On the other hand, I believe it is true to say those who claim this is a “punctual” war are wrong. In fact, it might be possible that it is a symptom of a greater structural problem. Be it a war between nations or wars against certain populations, capitalist accumulation processes are always a part of it. Although some believed such an aspect was a thing of the past, this outlook may have been overly optimistic. For decades, Russia has sought to recover from the trauma it endured following the erosion and decay of its imperial strength. Today, it is employing a conventional war of occupation to impose what it perceives to be its natural zone of influence – and force the world to acknowledge it as such. In addition, there is no guarantee other countries that have become military powers, such as China, will not follow suit in the medium term – not least because the notion of a “zone of influence” has not been entirely abandoned by Western powers. For example, several politicians recently used just such an argument to justify sending French troops into Mali.
Obviously, it is not a question of “naturalizing” the monstrosity of actions carried out within such a criminal logic. On the other hand, the best way to fight something is to understand its real function and resilience. We live in a world in which imperial war is not just something for the history books, but rather a reality we need to know how to handle without the support of political mediations conducted by multilateral structures we no longer have, thanks to our own destructive actions. The logic of economic sanctions may appeal to some, but historically they have always proved ineffective – case in point Cuba, which has endured sixty years of sanctions to no avail. In any case, the Russia, China and India alliance doesn't really seem to contribute to economically isolating Putin. For now, what remains to be seen is how to avoid the worst in situations where the worst is happening right before our very eyes.

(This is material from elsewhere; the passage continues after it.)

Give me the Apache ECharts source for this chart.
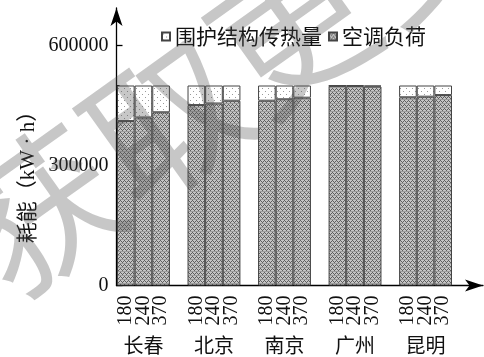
<!DOCTYPE html>
<html>
<head>
<meta charset="utf-8">
<script src="https://cdn.jsdelivr.net/npm/echarts@6/dist/echarts.min.js"></script>
<style>
html,body{margin:0;padding:0;background:#fff;}
#chart{width:484px;height:357px;}
</style>
</head>
<body>
<div id="chart"></div>
<script>
// Cities and wall thicknesses (mm)
const cities = ['长春', '北京', '南京', '广州', '昆明'];
const thicknesses = ['180', '240', '370'];
const seriesNames = ['围护结构传热量', '空调负荷'];
const yTickValues = [0, 300000, 600000];
const yMinorTickValues = [100000, 200000, 400000, 500000];

// 空调负荷 (kW·h), one row per city, columns 180 / 240 / 370
const coolingLoad = [
  [411000, 420000, 433000],
  [451000, 455000, 462000],
  [462000, 465500, 469500],
  [499000, 499000, 497500],
  [470500, 472000, 476000]
];
// 围护结构传热量 (kW·h), stacked on top
const envelopeHeat = [
  [89000, 80000, 67000],
  [49000, 45000, 38000],
  [38000, 34500, 30500],
  [1000, 1000, 2500],
  [29500, 28000, 24000]
];

const Y_TOP = 693750;   // axis extends past 600000 up to the arrow

// Lay out bars in slots: three bars per city, one empty slot between cities
const slotKeys = [], barLabels = [], cityLabels = [];
const loadSlots = [], heatSlots = [];
cities.forEach((city, i) => {
  thicknesses.forEach((t, j) => {
    slotKeys.push('s' + slotKeys.length);
    barLabels.push(t);
    cityLabels.push(j === 1 ? city : '');
    loadSlots.push(coolingLoad[i][j]);
    heatSlots.push(envelopeHeat[i][j]);
  });
  if (i < cities.length - 1) {
    slotKeys.push('s' + slotKeys.length);
    barLabels.push('');
    cityLabels.push('');
    loadSlots.push('-');
    heatSlots.push('-');
  }
});

// Fill patterns
function makeDots() {
  const c = document.createElement('canvas');
  c.width = 6; c.height = 6;
  const g = c.getContext('2d');
  g.fillStyle = '#ffffff'; g.fillRect(0, 0, 6, 6);
  g.fillStyle = '#9a9a9a';
  g.fillRect(1, 1, 1, 1);
  g.fillRect(4, 4, 1, 1);
  return c;
}
function makeZigzag() {
  const c = document.createElement('canvas');
  c.width = 4; c.height = 4;
  const g = c.getContext('2d');
  g.fillStyle = '#c6c6c6'; g.fillRect(0, 0, 4, 4);
  g.fillStyle = '#5e5e5e';
  g.fillRect(0, 0, 1, 1);
  g.fillRect(1, 1, 1, 1);
  g.fillRect(3, 1, 1, 1);
  g.fillRect(2, 2, 1, 1);
  g.fillStyle = '#9c9c9c';
  g.fillRect(0, 3, 4, 1);
  return c;
}
const dotFill = { image: makeDots(), repeat: 'repeat' };
const zigFill = { image: makeZigzag(), repeat: 'repeat' };

const serif = "'Liberation Serif', 'Noto Sans CJK SC'";
const cjk = "'Noto Sans CJK SC'";

const chart = echarts.init(document.getElementById('chart'), null, { renderer: 'canvas' });
chart.setOption({
  animation: false,
  backgroundColor: '#ffffff',
  legend: {
    data: seriesNames,
    left: 161,
    top: 26,
    padding: 0,
    itemWidth: 8,
    itemHeight: 8,
    itemGap: 6,
    icon: 'rect',
    textStyle: { fontFamily: cjk, fontSize: 21, color: '#111' }
  },
  grid: [
    { left: 117, width: 335, top: 8, height: 277.5 },
    { left: 116.5, right: 1, top: 8, height: 277.5 },
    { left: 116.5, right: 1, top: 92, height: 160 }
  ],
  xAxis: [
    {
      type: 'category', gridIndex: 0, data: slotKeys,
      axisLine: { show: false }, axisTick: { show: false },
      axisLabel: {
        interval: 0, rotate: 90, margin: 10,
        fontFamily: serif, fontSize: 20, color: '#111',
        formatter: (v, idx) => barLabels[idx]
      }
    },
    {
      type: 'category', gridIndex: 0, data: slotKeys, position: 'bottom', offset: 42,
      axisLine: { show: false }, axisTick: { show: false },
      axisLabel: {
        interval: 0, margin: 8,
        fontFamily: cjk, fontSize: 20, color: '#111',
        formatter: (v, idx) => cityLabels[idx]
      }
    },
    {
      type: 'value', gridIndex: 1, min: 0, max: 1,
      axisLine: { show: true, lineStyle: { color: '#000', width: 1.3 }, symbol: ['none', 'arrow'], symbolSize: [9, 18] },
      axisTick: { show: false }, axisLabel: { show: false }, splitLine: { show: false }
    },
    {
      type: 'value', gridIndex: 2, min: 0, max: 1, show: false
    }
  ],
  yAxis: [
    { type: 'value', gridIndex: 0, min: 0, max: Y_TOP, show: false },
    {
      type: 'value', gridIndex: 1, min: 0, max: Y_TOP, position: 'left',
      axisLine: { show: true, lineStyle: { color: '#000', width: 1.3 }, symbol: ['none', 'arrow'], symbolSize: [9, 18] },
      axisTick: { show: true, inside: true, length: 6, lineStyle: { color: '#000', width: 1.3 }, customValues: yTickValues },
      axisLabel: {
        fontFamily: serif, fontSize: 20, color: '#111', margin: 8, customValues: yTickValues,
        formatter: v => String(v)
      },
      splitLine: { show: false }
    },
    {
      type: 'value', gridIndex: 1, min: 0, max: Y_TOP, position: 'left',
      axisLine: { show: false },
      axisTick: { show: true, inside: true, length: 3, lineStyle: { color: '#000', width: 1 }, customValues: yMinorTickValues },
      axisLabel: { show: false }, splitLine: { show: false }
    },
    {
      type: 'value', gridIndex: 2, min: 0, max: 1, position: 'left',
      axisLine: { show: false }, axisTick: { show: false }, axisLabel: { show: false }, splitLine: { show: false },
      name: '耗能（kW · h）', nameLocation: 'middle', nameRotate: 90, nameGap: 78,
      nameTextStyle: { fontFamily: serif, fontSize: 21, color: '#111' }
    }
  ],
  series: [
    {
      name: seriesNames[1], type: 'bar', stack: 'energy', xAxisIndex: 0, yAxisIndex: 0,
      data: loadSlots, barWidth: '100%', barCategoryGap: 0,
      itemStyle: { color: zigFill, borderColor: '#444', borderWidth: 1 }
    },
    {
      name: seriesNames[0], type: 'bar', stack: 'energy', xAxisIndex: 0, yAxisIndex: 0,
      data: heatSlots, barWidth: '100%', barCategoryGap: 0,
      itemStyle: { color: dotFill, borderColor: '#444', borderWidth: 1 }
    }
  ],
  graphic: [
    {
      type: 'text', x: 22, y: 318, rotation: 0.62, z: 100, silent: true,
      style: {
        text: '获取更多', fill: 'rgba(80,80,80,0.32)',
        font: "155px 'Noto Sans CJK SC'", textVerticalAlign: 'bottom'
      }
    }
  ]
});
</script>
</body>
</html>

By this point, it should have become clear that I am among those advocating that Ukraine become a neutral space, in some ways similar to the role Finland took on during the cold war. Although it is terrible for a country to lose the effective right to control its own foreign policy, if this is what it takes to stop the war and its destruction as quickly as possible, it will be worth it in the end.
Last, I would like to stress that it is a mistake to consider this current conflict as a war between democratic societies (ours) as opposed to a more authoritarian approach (Russia, China, as well as more or less explicit supporters such as India and Brazil). In fact, our “way of life” is very much economically tied to such countries with authoritarian governments. Not only do Western companies conduct business with their governments, they produce and subsidize extractive processes fundamental to the economic stability of North Atlantic countries. Someone of little faith might even wonder if there isn't some organic need for the global capitalist process to produce wealth through the brutal exploitation of natural resources and structural exploitation of the labor force made under authoritarian governments, far away enough to be out of sight, out of mind. In this sense, Russia and China are indeed an organic part of our own way of life, which goes to show how much we ourselves have contributed to the current situation.
Vladimir Safatle is Professor at the Department of Philosophy and the Department of Psychology at the University of São Paulo. At THE NEW INSTITUTE, he contributes to the programs "The Foundations of Value and Values" and “The Future of Democracy" as a fellow.